Occupy Wall Street Movement Seeks Donations to Launch Prepaid Card (Sept. 23, 2013)
Sept. 23, 2013
Occupy Wall Street’s second anniversary last week did not draw large crowds, but organizers are pushing forward with plans to launch a reloadable prepaid card backed by a nonprofit cooperative, a spokesperson tells Paybefore. The Occupy Card, envisioned as an FDIC-insured Visa prepaid card, is designed so that anyone—including millions excluded by banks—may qualify for it, and fees will be among the industry’s lowest, according to the spokesperson. The card’s backers have not announced a prospective bank or program manager to support the card, as the organization is seeking donations to get off the ground, he notes.
Initially the Occupy Card will cost users $1.99 to purchase and include a 99-cent monthly fee, but the co-op’s goal is to eliminate most fees when the card gains sufficient scale, the group explains on its Website, www.occupycooperative.com. Any revenues generated will go back to the co-op’s members. Other fees will include $1.95 for ATM withdrawals and 99 cents for automated telephone account information or $2 for a live agent-assisted customer service call. Adding funds via direct deposit or checks (after clearing) will be free; users also will be able to add cash through general prepaid retail card reload channels, such as Green Dot MoneyPak or Walmart Rapid Reload, at standard rates.
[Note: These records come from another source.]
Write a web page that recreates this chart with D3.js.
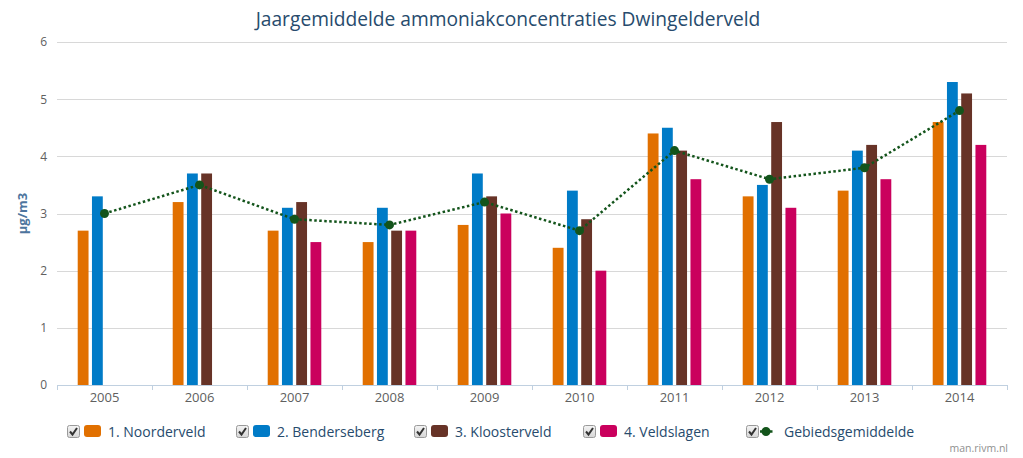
<!DOCTYPE html>
<html>
<head>
<meta charset="utf-8">
<script src="https://cdn.jsdelivr.net/npm/d3@7"></script>
<style>
  html, body { margin: 0; padding: 0; background: #fff; }
  svg { display: block; }
  text { font-family: "Open Sans", "Noto Sans", sans-serif; }
</style>
</head>
<body>
<svg id="chart" width="1023" height="458"></svg>
<script>
const years = ["2005","2006","2007","2008","2009","2010","2011","2012","2013","2014"];
const seriesNames = ["1. Noorderveld","2. Benderseberg","3. Kloosterveld","4. Veldslagen"];
const seriesColors = ["#e17000","#007bc7","#673327","#ca005d"];
const noorderveld  = [2.7, 3.2, 2.7, 2.5, 2.8, 2.4, 4.4, 3.3, 3.4, 4.6];
const benderseberg = [3.3, 3.7, 3.1, 3.1, 3.7, 3.4, 4.5, 3.5, 4.1, 5.3];
const kloosterveld = [null, 3.7, 3.2, 2.7, 3.3, 2.9, 4.1, 4.6, 4.2, 5.1];
const veldslagen   = [null, null, 2.5, 2.7, 3.0, 2.0, 3.6, 3.1, 3.6, 4.2];
const gebiedsgemiddelde = [3.0, 3.5, 2.9, 2.8, 3.2, 2.7, 4.1, 3.6, 3.8, 4.8];
const avgName = "Gebiedsgemiddelde";
const avgColor = "#13541b";
const yTicks = [0,1,2,3,4,5,6];
const titleText = "Jaargemiddelde ammoniakconcentraties Dwingelderveld";
const yLabel = "µg/m3";
const credit = "man.rivm.nl";

const seriesValues = [noorderveld, benderseberg, kloosterveld, veldslagen];

const svg = d3.select("#chart");
const plot = {left: 57, right: 1007, top: 42, bottom: 385};

const x0 = d3.scaleBand().domain(years).range([plot.left, plot.right]).padding(0);
const bw = x0.bandwidth();
const x1 = d3.scaleBand().domain(seriesNames).range([0.2*bw, 0.8*bw]);
const barW = x1.bandwidth() * 0.76;
const y = d3.scaleLinear().domain([0, 6]).range([plot.bottom, plot.top]);

// Title
svg.append("text")
  .attr("x", 508).attr("y", 26)
  .attr("text-anchor", "middle")
  .attr("font-size", 19.2)
  .attr("fill", "#274b6d")
  .text(titleText);

// Grid + y axis labels
const yAxis = d3.axisLeft(y).tickValues(yTicks).tickFormat(d3.format("d")).tickSize(0).tickPadding(10);
const gy = svg.append("g").attr("transform", `translate(${plot.left},0)`).call(yAxis);
gy.select(".domain").remove();
gy.selectAll("text").attr("font-size", 12).attr("fill", "#606060")
  .attr("font-family", "\"Open Sans\", sans-serif");

svg.append("g").selectAll("line")
  .data(yTicks.filter(t => t > 0))
  .join("line")
  .attr("x1", plot.left).attr("x2", plot.right)
  .attr("y1", d => Math.round(y(d)) + 0.5).attr("y2", d => Math.round(y(d)) + 0.5)
  .attr("stroke", "#d8d8d8").attr("stroke-width", 1);

// y label
svg.append("text")
  .attr("transform", `translate(27,${(plot.top+plot.bottom)/2}) rotate(-90)`)
  .attr("text-anchor", "middle")
  .attr("font-size", 13).attr("font-weight", "bold")
  .attr("fill", "#4d759e")
  .text(yLabel);

// Bars
const gBars = svg.append("g");
years.forEach((yr, i) => {
  seriesValues.forEach((vals, s) => {
    const v = vals[i];
    if (v == null) return;
    gBars.append("rect")
      .attr("x", x0(yr) + x1(seriesNames[s]) + (x1.bandwidth() - barW)/2)
      .attr("y", y(v))
      .attr("width", barW)
      .attr("height", y(0) - y(v))
      .attr("fill", seriesColors[s]);
  });
});

// X axis
const xAxis = d3.axisBottom(x0).tickSize(0).tickPadding(8);
const gx = svg.append("g").attr("transform", `translate(0,${plot.bottom})`).call(xAxis);
gx.select(".domain").attr("stroke", "#C0D0E0").attr("d", `M${plot.left},0.5H${plot.right}`);
gx.selectAll("text").attr("font-size", 13).attr("fill", "#606060")
  .attr("font-family", "\"Open Sans\", sans-serif");
const boundaries = years.map(d => x0(d)).concat([plot.right]);
svg.append("g").selectAll("line").data(boundaries).join("line")
  .attr("x1", d => Math.round(d) + 0.5).attr("x2", d => Math.round(d) + 0.5)
  .attr("y1", plot.bottom).attr("y2", plot.bottom + 5)
  .attr("stroke", "#C0D0E0");

// Average line
const line = d3.line()
  .x((d, i) => x0(years[i]) + bw/2)
  .y(d => y(d));
svg.append("path")
  .datum(gebiedsgemiddelde)
  .attr("d", line)
  .attr("fill", "none")
  .attr("stroke", avgColor)
  .attr("stroke-width", 2.5)
  .attr("stroke-dasharray", "2.5,2.5");
svg.append("g").selectAll("circle").data(gebiedsgemiddelde).join("circle")
  .attr("cx", (d, i) => x0(years[i]) + bw/2)
  .attr("cy", d => y(d))
  .attr("r", 4.5)
  .attr("fill", avgColor);

// Legend
const legend = svg.append("g");
const legendItems = seriesNames.map((n, i) => ({name: n, color: seriesColors[i], type: "bar"}))
  .concat([{name: avgName, color: avgColor, type: "line"}]);
const legendX = [67, 236, 414, 583, 746];
const ly = 425;
const defs = svg.append("defs");
const grad = defs.append("linearGradient").attr("id", "cbgrad").attr("x1", 0).attr("y1", 0).attr("x2", 0).attr("y2", 1);
grad.append("stop").attr("offset", "0%").attr("stop-color", "#f4f4f4");
grad.append("stop").attr("offset", "100%").attr("stop-color", "#d6d6d6");
legendItems.forEach((it, i) => {
  const g = legend.append("g").attr("transform", `translate(${legendX[i]},${ly})`);
  g.append("rect").attr("x", 0.5).attr("y", 0.5).attr("width", 12).attr("height", 12).attr("rx", 2)
    .attr("fill", "url(#cbgrad)").attr("stroke", "#9a9a9a");
  g.append("path").attr("d", "M3,6.5 L5.5,9.5 L10,3").attr("fill", "none")
    .attr("stroke", "#333").attr("stroke-width", 2);
  let tx;
  if (it.type === "bar") {
    g.append("rect").attr("x", 17).attr("y", 0).attr("width", 17).attr("height", 12).attr("rx", 3)
      .attr("fill", it.color);
    tx = 41;
  } else {
    g.append("line").attr("x1", 14).attr("x2", 27).attr("y1", 6.5).attr("y2", 6.5)
      .attr("stroke", it.color).attr("stroke-width", 2.5).attr("stroke-dasharray", "2.5,2.5");
    g.append("circle").attr("cx", 20).attr("cy", 6.5).attr("r", 4.5).attr("fill", it.color);
    tx = 38;
  }
  g.append("text").attr("x", tx).attr("y", 11.5)
    .attr("font-size", 14).attr("fill", "#274b6d").text(it.name);
});

// Credit
svg.append("text")
  .attr("x", 1008).attr("y", 452)
  .attr("text-anchor", "end")
  .attr("font-size", 10.5).attr("fill", "#909090")
  .text(credit);
</script>
</body>
</html>
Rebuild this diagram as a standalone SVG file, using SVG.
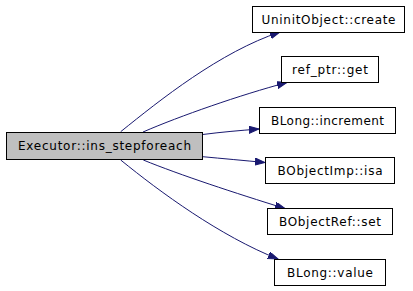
<svg xmlns="http://www.w3.org/2000/svg" width="413" height="291" viewBox="0 0 413 291">
<defs>
<style>
.box{fill:#ffffff;stroke:#000000;stroke-width:1}
.main{fill:#bfbfbf;stroke:#000000;stroke-width:1}
.lbl{font-family:"DejaVu Sans","Liberation Sans",sans-serif;font-size:12px;fill:#000000;text-anchor:middle}
.edge{fill:none;stroke:#191970;stroke-width:1;marker-end:url(#arr)}
</style>
<marker id="arr" markerUnits="userSpaceOnUse" markerWidth="11" markerHeight="8" refX="10" refY="3.5" orient="auto">
<path d="M0,0 L10,3.5 L0,7 z" fill="#191970" stroke="#191970" stroke-width="1"/>
</marker>
</defs>
<rect width="413" height="291" fill="#ffffff"/>
<g id="edges">
<path class="edge" d="M120.7,131.7 C160,100 220,52 280,32"/>
<path class="edge" d="M143,132 C180,116 240,95 287,82.5"/>
<path class="edge" d="M202.7,134.5 C222,132 240,130.5 259,129"/>
<path class="edge" d="M202.7,156.7 C222,158.5 244,160.5 265,162.5"/>
<path class="edge" d="M143.3,160 C180,175 235,193 285,208.5"/>
<path class="edge" d="M120.7,160 C160,192 220,236 278,259"/>
</g>
<g id="main">
<rect class="main" x="6.5" y="132.5" width="196" height="27"/>
<text class="lbl" x="104.5" y="150" textLength="173" lengthAdjust="spacing">Executor::ins_stepforeach</text>
</g>
<g id="uninit_create">
<rect class="box" x="252.5" y="6.5" width="152" height="26"/>
<text class="lbl" x="328.5" y="24" textLength="134" lengthAdjust="spacing">UninitObject::create</text>
</g>
<g id="refptr_get">
<rect class="box" x="281.5" y="56.5" width="97" height="26"/>
<text class="lbl" x="330" y="74" textLength="76" lengthAdjust="spacing">ref_ptr::get</text>
</g>
<g id="blong_increment">
<rect class="box" x="259.5" y="107.5" width="136" height="26"/>
<text class="lbl" x="327.5" y="125" textLength="113" lengthAdjust="spacing">BLong::increment</text>
</g>
<g id="bobjectimp_isa">
<rect class="box" x="265.5" y="157.5" width="129" height="26"/>
<text class="lbl" x="330" y="175" textLength="105" lengthAdjust="spacing">BObjectImp::isa</text>
</g>
<g id="bobjectref_set">
<rect class="box" x="267.5" y="208.5" width="125" height="26"/>
<text class="lbl" x="330" y="226" textLength="102" lengthAdjust="spacing">BObjectRef::set</text>
</g>
<g id="blong_value">
<rect class="box" x="274.5" y="259.5" width="111" height="26"/>
<text class="lbl" x="330" y="277" textLength="86" lengthAdjust="spacing">BLong::value</text>
</g>
</svg>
Occupy Card’s backers also plan to instruct users on how to avoid fees. “We will send clear instructions to our users on how to minimize fees,” including using free cash-back features at participating retailers rather than withdrawing cash at ATMs, the spokesperson says.
Occupy Money Cooperative, incorporated in July, has six volunteer board members, including author Carne Ross; former Deutsche Bank exec and financial consultant Chris Brammer; Cornell University law professor Robert Hockett and a handful of other former tech execs, engineers and entrepreneurs.